Photographer Jack, compact of build, amused us with his claim to be the one bloke in our group who could perfectly fit Ford's beautiful silver GT40, the road-going model with wire wheels and three-eared knock-offs, that was sized for Walter Hayes, the legendary communications chief whose determination and strong influence with the Ford family led to the creation of the Ford DFV racing V8, surely the most successful Formula 1 engine in history.
On we drove through the afternoon towards Dunton in Essex, spearing east from Daventry on the evocative A45 that links half a dozen defunct British car factories (including Jaguar at Browns Lane and various British Leyland places south of Coventry).
This road also doubled for a while as a test track for 1950s Le Mans Jaguars. One story has it that Jag founder Sir William Lyons well understood the need for fast shakedowns on weekdays, but frowned on the idea of high-speed testing on a Sunday…
As we drove, this Ford was taking hold of me. Its composure was starting to remind me of Parry-Jones-era Fords, one of which (a Mondeo) I'd driven quite a lot just a few weeks before.
This felt like a European Ford, which is a compliment. In particular it was different in composure terms from the US-developed Ford Mustang Mach-E, whose engineers have just about managed to tame a pitching motion in steady-state cruising, after years of trying. This EV had overtones of Ford's European golden age.

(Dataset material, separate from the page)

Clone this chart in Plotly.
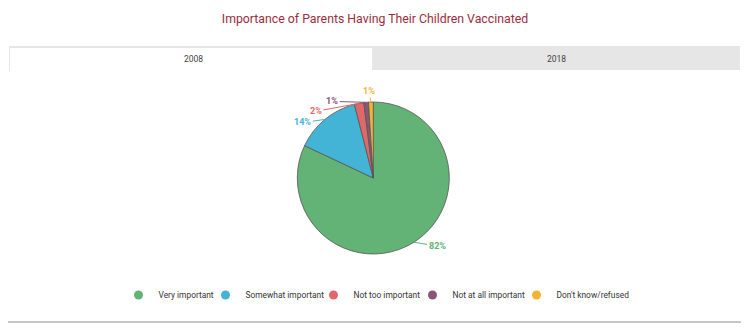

At Dunton, Henry Ford was waiting. We arrived just before knock-off time at 4pm, which means the cornering shots we did on the entrance roundabout (see above) were a bit unhelpful to the departing workforce.
In all, we notched 230 miles at an average speed of 54mph, consuming power at 3.5mpkWh – a very decent performance. The car's economy and its real-world range were honest figures, in line with the maker's claims.
Best of all it felt and looked like a Ford, and not a Volkswagen. In one enjoyable day, the ghosts were laid to rest.